Let’s be honest, that would not be easy. That would take all the energy we had, because we would have to constantly be thinking about that other person and allowing our own egos to die a little more each moment. Friends, the only way to cultivate love is by loving, by doing the concrete things that demonstrate to other people that we are invested in their welfare, in their shalom, in their wholeness, in their peace.
One reason Advent is such a powerful season for Christians is because it reminds us that we are still waiting for Jesus to arrive. He came once, and as we wait for that each year, we remember that we are still waiting for him to come again and make everything new. One day Christ will come again to set everything right and do away with all of our ugliness. No matter what else we are waiting for, we are all waiting for that. And we have a choice about how we wait. We can be skeptical and wonder if he’s ever really coming. We can be impatient and anxious and spend our time complaining about the state of the world now. Or we can trust that although it’s been a very long time, God will make good on God’s promises. And we can use this waiting time to cultivate love in our lives, for the sake of the world that God so loves. Amen.
We trust that God is love
and that we are called to love one another.

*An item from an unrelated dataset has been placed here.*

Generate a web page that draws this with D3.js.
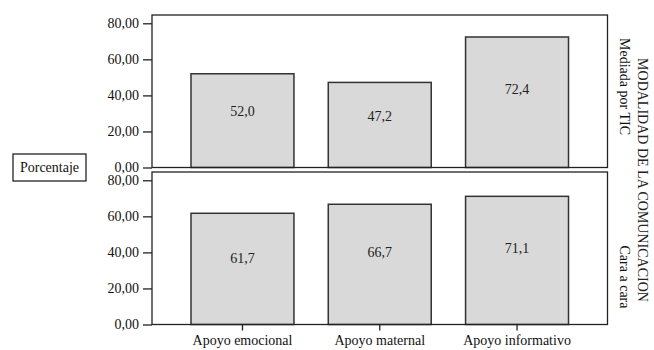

We will act with patience. We will be kind.
We will not envy, we will not brag,
we will act with humility.
We will honor others
and let them have their own way.
We will not be easily angered
and we will keep no record of wrongs.
We will not delight in evil.
We will rejoice with the truth.
With God’s help we will bear all things,
trust all things, hope all things, endure all things.
We will not love with only words or speech.
We will love with our actions and in truth.
For we are persuaded that God’s love never fails.